WHAT IS NEEDED: Gather up all lines that carry the word "this".

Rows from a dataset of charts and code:
------------------------------------------------------------
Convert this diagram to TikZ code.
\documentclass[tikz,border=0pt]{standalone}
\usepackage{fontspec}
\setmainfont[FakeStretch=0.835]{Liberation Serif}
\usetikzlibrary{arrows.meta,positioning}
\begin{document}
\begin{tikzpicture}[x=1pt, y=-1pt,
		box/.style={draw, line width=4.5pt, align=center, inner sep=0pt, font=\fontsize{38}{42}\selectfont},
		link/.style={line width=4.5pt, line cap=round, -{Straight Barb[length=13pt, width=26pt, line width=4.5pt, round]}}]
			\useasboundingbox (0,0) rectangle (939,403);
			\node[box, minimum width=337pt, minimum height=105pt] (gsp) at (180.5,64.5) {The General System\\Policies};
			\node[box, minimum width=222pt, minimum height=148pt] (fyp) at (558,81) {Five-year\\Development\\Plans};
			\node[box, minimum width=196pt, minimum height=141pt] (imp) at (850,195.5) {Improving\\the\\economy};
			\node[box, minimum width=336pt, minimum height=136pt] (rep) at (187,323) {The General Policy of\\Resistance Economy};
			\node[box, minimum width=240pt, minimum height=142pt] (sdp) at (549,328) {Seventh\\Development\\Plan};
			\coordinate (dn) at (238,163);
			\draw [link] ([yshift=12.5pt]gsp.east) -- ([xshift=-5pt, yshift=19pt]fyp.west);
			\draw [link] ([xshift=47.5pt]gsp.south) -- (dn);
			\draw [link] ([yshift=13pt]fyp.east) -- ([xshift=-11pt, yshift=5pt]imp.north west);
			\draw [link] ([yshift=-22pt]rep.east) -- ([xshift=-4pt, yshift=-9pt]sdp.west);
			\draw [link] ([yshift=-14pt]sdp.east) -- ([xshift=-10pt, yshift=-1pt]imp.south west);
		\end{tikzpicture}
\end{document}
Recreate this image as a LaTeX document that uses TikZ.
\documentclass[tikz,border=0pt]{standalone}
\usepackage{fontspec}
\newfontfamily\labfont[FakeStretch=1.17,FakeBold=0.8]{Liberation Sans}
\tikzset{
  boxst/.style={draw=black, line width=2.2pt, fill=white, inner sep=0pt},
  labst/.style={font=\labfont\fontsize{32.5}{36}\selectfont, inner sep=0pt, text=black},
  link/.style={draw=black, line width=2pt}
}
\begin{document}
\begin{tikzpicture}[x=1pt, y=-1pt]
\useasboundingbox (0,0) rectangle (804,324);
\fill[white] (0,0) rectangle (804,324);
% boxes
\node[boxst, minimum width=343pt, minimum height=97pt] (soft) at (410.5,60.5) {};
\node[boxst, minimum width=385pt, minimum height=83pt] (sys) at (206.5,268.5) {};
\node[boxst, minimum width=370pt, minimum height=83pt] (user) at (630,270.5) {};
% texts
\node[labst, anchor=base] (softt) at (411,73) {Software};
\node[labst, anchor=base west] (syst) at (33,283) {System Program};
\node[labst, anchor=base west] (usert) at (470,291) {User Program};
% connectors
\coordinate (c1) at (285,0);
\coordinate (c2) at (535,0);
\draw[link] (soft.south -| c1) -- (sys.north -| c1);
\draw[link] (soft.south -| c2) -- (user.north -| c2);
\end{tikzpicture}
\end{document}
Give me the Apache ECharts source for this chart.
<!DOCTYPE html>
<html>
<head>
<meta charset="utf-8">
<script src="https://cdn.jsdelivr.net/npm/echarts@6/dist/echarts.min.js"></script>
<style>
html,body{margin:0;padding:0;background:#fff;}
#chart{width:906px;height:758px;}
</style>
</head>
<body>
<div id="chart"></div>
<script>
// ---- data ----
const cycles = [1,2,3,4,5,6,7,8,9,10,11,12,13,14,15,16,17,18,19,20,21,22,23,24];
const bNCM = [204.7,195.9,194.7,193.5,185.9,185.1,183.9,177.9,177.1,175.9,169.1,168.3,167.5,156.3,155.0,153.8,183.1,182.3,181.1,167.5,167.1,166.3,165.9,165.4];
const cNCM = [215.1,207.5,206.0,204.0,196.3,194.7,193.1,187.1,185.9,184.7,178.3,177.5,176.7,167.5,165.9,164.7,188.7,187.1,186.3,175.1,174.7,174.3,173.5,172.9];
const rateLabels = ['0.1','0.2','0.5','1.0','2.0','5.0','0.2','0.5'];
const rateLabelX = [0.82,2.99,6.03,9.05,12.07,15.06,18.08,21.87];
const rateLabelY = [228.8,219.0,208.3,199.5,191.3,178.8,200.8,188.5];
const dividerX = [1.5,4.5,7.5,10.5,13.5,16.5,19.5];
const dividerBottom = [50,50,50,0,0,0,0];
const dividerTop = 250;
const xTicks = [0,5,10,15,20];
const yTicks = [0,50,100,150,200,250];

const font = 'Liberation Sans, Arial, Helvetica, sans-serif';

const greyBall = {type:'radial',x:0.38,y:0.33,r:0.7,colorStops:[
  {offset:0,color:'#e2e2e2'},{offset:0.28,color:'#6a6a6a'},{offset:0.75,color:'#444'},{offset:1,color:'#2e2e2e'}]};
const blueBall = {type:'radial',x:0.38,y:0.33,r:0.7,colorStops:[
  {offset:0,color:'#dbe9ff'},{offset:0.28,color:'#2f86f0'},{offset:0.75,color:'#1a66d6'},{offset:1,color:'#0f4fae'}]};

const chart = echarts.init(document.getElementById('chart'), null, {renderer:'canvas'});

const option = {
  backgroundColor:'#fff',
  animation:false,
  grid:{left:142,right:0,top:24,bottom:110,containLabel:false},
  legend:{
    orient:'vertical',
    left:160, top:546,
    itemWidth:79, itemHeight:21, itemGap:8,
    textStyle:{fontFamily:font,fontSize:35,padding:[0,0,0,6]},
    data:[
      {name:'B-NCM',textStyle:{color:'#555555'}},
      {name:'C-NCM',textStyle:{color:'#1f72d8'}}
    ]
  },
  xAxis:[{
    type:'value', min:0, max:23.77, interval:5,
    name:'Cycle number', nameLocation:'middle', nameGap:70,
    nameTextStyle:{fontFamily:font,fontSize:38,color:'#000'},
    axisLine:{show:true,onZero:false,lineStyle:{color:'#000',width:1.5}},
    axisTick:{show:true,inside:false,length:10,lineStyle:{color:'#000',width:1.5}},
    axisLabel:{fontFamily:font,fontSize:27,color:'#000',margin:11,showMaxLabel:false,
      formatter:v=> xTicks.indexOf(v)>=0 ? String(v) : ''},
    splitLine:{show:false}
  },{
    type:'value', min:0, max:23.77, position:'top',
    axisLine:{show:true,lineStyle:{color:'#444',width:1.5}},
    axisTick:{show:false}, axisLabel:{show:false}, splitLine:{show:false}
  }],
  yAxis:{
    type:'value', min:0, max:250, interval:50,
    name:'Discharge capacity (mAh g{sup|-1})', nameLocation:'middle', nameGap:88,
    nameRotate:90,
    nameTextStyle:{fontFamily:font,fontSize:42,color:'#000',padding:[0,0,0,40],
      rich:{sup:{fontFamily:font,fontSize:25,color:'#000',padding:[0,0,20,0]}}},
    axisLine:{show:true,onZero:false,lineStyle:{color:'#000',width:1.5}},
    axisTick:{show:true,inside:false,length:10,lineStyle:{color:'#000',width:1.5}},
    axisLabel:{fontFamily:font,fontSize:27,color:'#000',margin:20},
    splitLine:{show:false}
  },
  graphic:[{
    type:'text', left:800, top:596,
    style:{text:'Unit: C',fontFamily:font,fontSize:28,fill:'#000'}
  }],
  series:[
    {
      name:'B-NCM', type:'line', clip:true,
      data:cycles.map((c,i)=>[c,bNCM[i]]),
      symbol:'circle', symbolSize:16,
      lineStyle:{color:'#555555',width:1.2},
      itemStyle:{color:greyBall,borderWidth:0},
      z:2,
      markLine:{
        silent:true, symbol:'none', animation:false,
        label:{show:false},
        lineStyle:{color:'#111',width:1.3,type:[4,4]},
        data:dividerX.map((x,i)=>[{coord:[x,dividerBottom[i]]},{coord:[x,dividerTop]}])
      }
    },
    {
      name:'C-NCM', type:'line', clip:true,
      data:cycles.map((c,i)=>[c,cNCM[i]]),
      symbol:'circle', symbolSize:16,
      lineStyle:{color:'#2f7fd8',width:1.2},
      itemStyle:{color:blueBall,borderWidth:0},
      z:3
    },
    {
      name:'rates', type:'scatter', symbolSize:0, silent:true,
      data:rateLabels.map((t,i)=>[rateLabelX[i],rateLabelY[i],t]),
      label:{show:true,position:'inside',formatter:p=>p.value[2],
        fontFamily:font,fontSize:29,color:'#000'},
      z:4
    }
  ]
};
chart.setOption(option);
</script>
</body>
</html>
------------------------------------------------------------
CORRECT RESULT:
Convert this diagram to TikZ code.
Recreate this image as a LaTeX document that uses TikZ.
Give me the Apache ECharts source for this chart.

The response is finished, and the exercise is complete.